Friday 27 November 2020

Big Gay Longcat reviews Doctor Who: The Dæmons Episode Two


Yates and Benton are having as much fun as the Master, but that is because they were watching a different TV channel. This could have killed the dramatic tension so carefully established at the end of part one by having a comedic moment at this point, but instead it only sustains it and delays the resolution of the cliffhanger. They soon change channels to watch the dig programme, and see Jo and the unconscious Doctor for a few seconds before

It's easy to imagine a modern version of The Dæmons could play even more with the medium of television, in the style of Ghostwatch or the 2018 Hallowe'en 'live' episode of Inside No. 9, although it is equally easy to imagine BBC management* not allowing this precisely because of what happened with Ghostwatch.

Back in the cavern, the Master says
"To do my will shall be the whole of the law."
and his cultists hesitatingly reply with
"To do thy will shall be the whole of the law."
as if they are only just realising how deep the shit is they have gotten themselves into, and that it is too late to back out now.

The Doctor looks frozen solid, even when they take him back to the pub. The mannys from the TV programme and a doctor (but not the Doctor) from the village think Professor Horner and the Doctor are both ded, until the doctor (not the Doctor) hears the Doctor's pulse and two hearts.

The next morning Yates and Benton fly in by helicopter, and see the giant "hoofmarks" leading out from the dig site, from an animal "at least 30 feet tall."
They meet up with Jo and immediately go to the pub - not for drinks, that's where the still unconscious Doctor is having his sleeps.

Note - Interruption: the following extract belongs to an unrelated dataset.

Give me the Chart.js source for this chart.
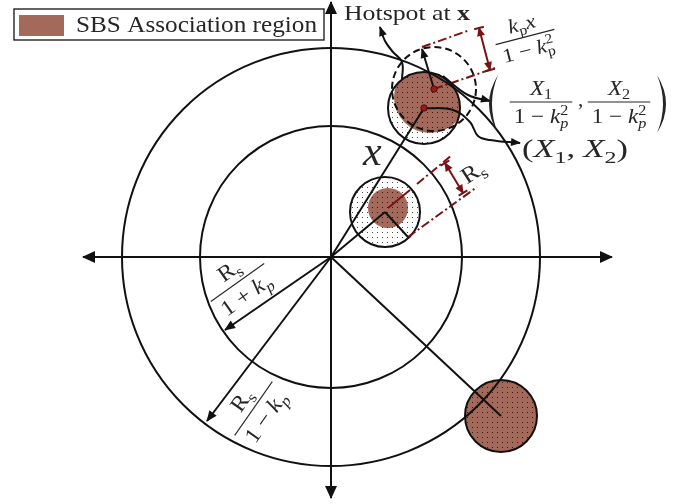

The Brigadier is on the telephone finding out that the Doctor, Jo, Yates, Benton and his helicopter are all away at Devil's End having fun without him. It's like he missed the first session of their RPG and has to be brought into the plot and get caught up with what has happened so far as quickly and efficiently as possible. This makes for an amusing scene that only works with the Brigadier because he is the character who is supposed to be in charge of the others.

Benton finds Miss Hawthorne, who had been captured off-screen by the Master's henchmanny Gavin, and rescues her. In hiding from Gavin, they find the door down to the cavern, where Miss Hawthorne gives Benton the exposition about "Mr Magister" and says:
"Oh, I should have realised at once, 'magister' is the name given to the leader of a black magic coven."
She doesn't know that he's really the Master though - she must have not watched the rest of this season, lol.

Gavin comes back with a gun and has a fight with Benton until Benton falls on the Master's special evil stone and is knocked out by it. Gavin forces them out of the church, but then he sees a large POV monster and tries to shoot it while Benton and Miss Hawthorne run away. They are the sensible ones, because the POV monster pewpewpews Gavin and he disappears. In other words, this scene plays out exactly like a typical monster encounter in a game of Call of Cthulhu. The POV monster then zooms into the cavern and finds the Master's special stone.

A manny is driving along in his van when he suddenly feels the need to crash it and get out of the van to hold his head - which is lucky for him, because the van then explodes.

The Doctor wakes up and shouts
"Eureka!"
although he is nowhere near a bath. The Doctor is feeling well again, and comes down to the main pub set with Yates and Jo in time for Miss Hawthorne to arrive with Benton. She fills them in on what has happened, ending on
"The new vicar. He calls himself Magister."


"Magister? Yes, of course, I should have known."
"What?"
"Jo, did you fail Latin as well as Science? Magister is the Latin word for Master!"

The Brigadier drives up to the van-driving manny from earlier and finds there is now an invisible "heat barrier" there that sets fire to his stick. I love the way he is completely unfazed by this and simply says
"Must be some sort of heat barrier."
He then telephones Yates to find out what has happened and is equally unfazed by Yates's summation of the story so far, although he does have something of an understated 'Oh FFS!' look on his face when he hears the Master is involved.

The Doctor and Jo go back to the dig site to investigate. They find a tiny spaceship, and the Doctor begins to explain:
"About a hundred thousand years ago..."
But he doesn't get any further than that right now, because the Master has sent Bok to kill them. He runs in and goes "Rar!" and, as scary cliffhangers go, well... let's just say I've seen scarier.


D'aww, with his derpy tongue Bok is so cute!


* The nearest the series has moved in attempting something like this was in the 2007 episode Blink, which not only broke the fourth wall by having the viewers watching at home count as witnesses to the Weeping Angels (thus preventing them from moving while on-screen), but also ended with a montage of real-world statues - with the implication that any one of them could be a Weeping Angel really.
Considering that Blink is one of the most highly-regarded Doctor Who stories made since the series returned to BBC TV in 2005, and how much the makers of the series love to revisit their successes (until these lead to diminishing returns, and sometimes still even then), it is perhaps even more surprising that there has not been any subsequent attempt at taking this any further, which I see as additional evidence that the BBC management must be standing in the way.